On the other hand, in order to ensure closure, political parties should be liable for repaying any outstanding claim, including any loan that remains outstanding after a period of 36 months. This measure would be modelled after Bill C-21 while at the same time deviating from it in several respects. First, parties should be liable for the outstanding debts of all of their affiliated entities, with the possible exception of leadership contestants. Second, the party should be liable, whatever the reasons or circumstances for the payment default. Moreover, the parties should have a relatively short period (e.g. six months) in which to pay the outstanding debt; otherwise, the sum would fall due to the Receiver General and could be deducted from the public financing given to the party.
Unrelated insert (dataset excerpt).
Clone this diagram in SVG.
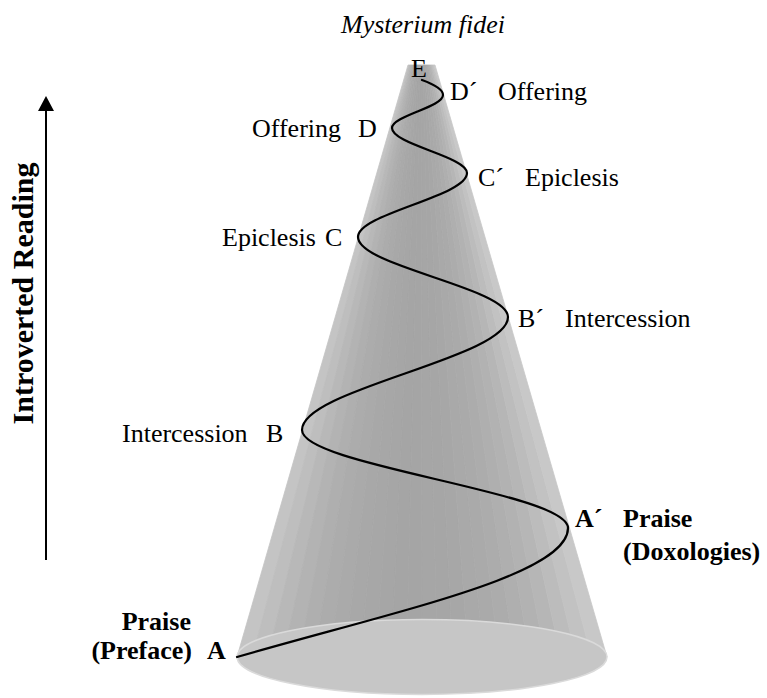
<svg xmlns="http://www.w3.org/2000/svg" width="767" height="698" viewBox="0 0 767 698">
<style>
text{font-family:"Liberation Serif","Times New Roman",serif;font-size:26px;fill:#000}
.b{font-weight:bold}
.it{font-style:italic}
.spiral{fill:none;stroke:#000;stroke-width:2.2;stroke-linecap:round}
.axis{stroke:#000;stroke-width:2}
</style>
<defs>
<marker id="ah" viewBox="0 0 16 16" refX="2" refY="8" markerWidth="16" markerHeight="16" markerUnits="userSpaceOnUse" orient="auto">
<path d="M0,0 L15,8 L0,16 Z" fill="#000"/>
</marker>
</defs>
<rect width="767" height="698" fill="#fff"/>
<g id="cone">
<polygon points="408,65 409.125,65 252.42,657 237,657" fill="#c4c4c4" stroke="#c4c4c4" stroke-width="0.8"/>
<polygon points="409.125,65 410.25,65 267.83,657 252.42,657" fill="#bebebe" stroke="#bebebe" stroke-width="0.8"/>
<polygon points="410.25,65 411.375,65 283.25,657 267.83,657" fill="#b8b8b8" stroke="#b8b8b8" stroke-width="0.8"/>
<polygon points="411.375,65 412.5,65 298.67,657 283.25,657" fill="#b3b3b3" stroke="#b3b3b3" stroke-width="0.8"/>
<polygon points="412.5,65 413.625,65 314.08,657 298.67,657" fill="#afafaf" stroke="#afafaf" stroke-width="0.8"/>
<polygon points="413.625,65 414.75,65 329.5,657 314.08,657" fill="#acacac" stroke="#acacac" stroke-width="0.8"/>
<polygon points="414.75,65 415.875,65 344.92,657 329.5,657" fill="#aaaaaa" stroke="#aaaaaa" stroke-width="0.8"/>
<polygon points="415.875,65 417,65 360.33,657 344.92,657" fill="#a8a8a8" stroke="#a8a8a8" stroke-width="0.8"/>
<polygon points="417,65 418.125,65 375.75,657 360.33,657" fill="#a7a7a7" stroke="#a7a7a7" stroke-width="0.8"/>
<polygon points="418.125,65 419.25,65 391.17,657 375.75,657" fill="#a6a6a6" stroke="#a6a6a6" stroke-width="0.8"/>
<polygon points="419.25,65 420.375,65 406.58,657 391.17,657" fill="#a5a5a5" stroke="#a5a5a5" stroke-width="0.8"/>
<polygon points="420.375,65 421.5,65 422,657 406.58,657" fill="#a5a5a5" stroke="#a5a5a5" stroke-width="0.8"/>
<polygon points="421.5,65 422.625,65 437.42,657 422,657" fill="#a6a6a6" stroke="#a6a6a6" stroke-width="0.8"/>
<polygon points="422.625,65 423.75,65 452.83,657 437.42,657" fill="#a6a6a6" stroke="#a6a6a6" stroke-width="0.8"/>
<polygon points="423.75,65 424.875,65 468.25,657 452.83,657" fill="#a7a7a7" stroke="#a7a7a7" stroke-width="0.8"/>
<polygon points="424.875,65 426,65 483.67,657 468.25,657" fill="#a9a9a9" stroke="#a9a9a9" stroke-width="0.8"/>
<polygon points="426,65 427.125,65 499.08,657 483.67,657" fill="#aaaaaa" stroke="#aaaaaa" stroke-width="0.8"/>
<polygon points="427.125,65 428.25,65 514.5,657 499.08,657" fill="#acacac" stroke="#acacac" stroke-width="0.8"/>
<polygon points="428.25,65 429.375,65 529.92,657 514.5,657" fill="#afafaf" stroke="#afafaf" stroke-width="0.8"/>
<polygon points="429.375,65 430.5,65 545.33,657 529.92,657" fill="#b2b2b2" stroke="#b2b2b2" stroke-width="0.8"/>
<polygon points="430.5,65 431.625,65 560.75,657 545.33,657" fill="#b6b6b6" stroke="#b6b6b6" stroke-width="0.8"/>
<polygon points="431.625,65 432.75,65 576.17,657 560.75,657" fill="#bcbcbc" stroke="#bcbcbc" stroke-width="0.8"/>
<polygon points="432.75,65 433.875,65 591.58,657 576.17,657" fill="#c2c2c2" stroke="#c2c2c2" stroke-width="0.8"/>
<polygon points="433.875,65 435,65 607,657 591.58,657" fill="#c8c8c8" stroke="#c8c8c8" stroke-width="0.8"/>
</g>
<g id="base">
<ellipse cx="422" cy="657" rx="185" ry="37.5" fill="#c6c6c6" stroke="#dadada" stroke-width="1.5"/>
</g>
<g id="connectors">
<path class="spiral" d="M237,657 C400,610 568,575 568,528 C568,510.3 503.1,495 435,479 C366.9,463 302,447.7 302,430 C302,409.6 352.2,391.9 405,373.5 C457.8,355.1 508,337.4 508,317 C508,302.5 471.4,290 433,277 C394.6,264 358,251.5 358,237 C358,225.4 384.6,215.4 412.5,205 C440.4,194.6 467,184.6 467,173 C467,164.9 448.7,157.8 429.5,150.5 C410.3,143.2 392,136.1 392,128 C392,122 404.4,116.9 417.5,111.5 C430.6,106.1 443,101 443,95 C443,89 433,84 422,80"/>
<line class="axis" x1="46" y1="560" x2="46" y2="109" marker-end="url(#ah)"/>
</g>
<g id="title"><text class="it" x="341" y="33">Mysterium fidei</text></g>
<g id="axis-label"><text class="b" transform="translate(33,293.5) rotate(-90)" text-anchor="middle" style="font-size:30px">Introverted Reading</text></g>
<g id="node-E"><text x="411" y="77">E</text></g>
<g id="node-D2"><text x="450" y="100">D´</text><text x="498" y="100">Offering</text></g>
<g id="node-D"><text x="252" y="137">Offering</text><text x="358" y="137">D</text></g>
<g id="node-C2"><text x="478" y="186">C´</text><text x="525" y="186">Epiclesis</text></g>
<g id="node-C"><text x="222" y="246">Epiclesis</text><text x="325" y="246">C</text></g>
<g id="node-B2"><text x="518" y="327">B´</text><text x="565" y="327">Intercession</text></g>
<g id="node-B"><text x="122" y="442">Intercession</text><text x="266" y="442">B</text></g>
<g id="node-A2"><text class="b" x="575" y="527">A´</text><text class="b" x="623" y="527">Praise</text><text class="b" x="623" y="560">(Doxologies)</text></g>
<g id="node-A"><text class="b" x="191" y="630" text-anchor="end">Praise</text><text class="b" x="192" y="659" text-anchor="end">(Preface)</text><text class="b" x="207" y="659">A</text></g>
</svg>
To be effective, political loans reform should also propose rules that are simple enough to be understood and followed by both the political entities and the electors supporting them. In this respect, I think it is absolutely essential to shelve the idea of a combined loans/contributions limit for which implementation would fluctuate in step with repayments and contributions made.

One solution would be to follow Ontario's lead and do away with individual loans, since the benefit that the political entities would derive would be, for all intents and purposes, dwarfed by the severe regulatory burden imposed on them.

If individual loans must be allowed, they should be subject to a limit that is separate from the contribution limit and, above all, applicable for one calendar year, regardless of the amounts repaid during the year.

This change could no doubt be made in the current bill. But as I indicated earlier, I think that a more in-depth revision is necessary, and I doubt that this could be done within the limited framework of this bill.

My colleagues and I would be pleased to answer any questions you may have.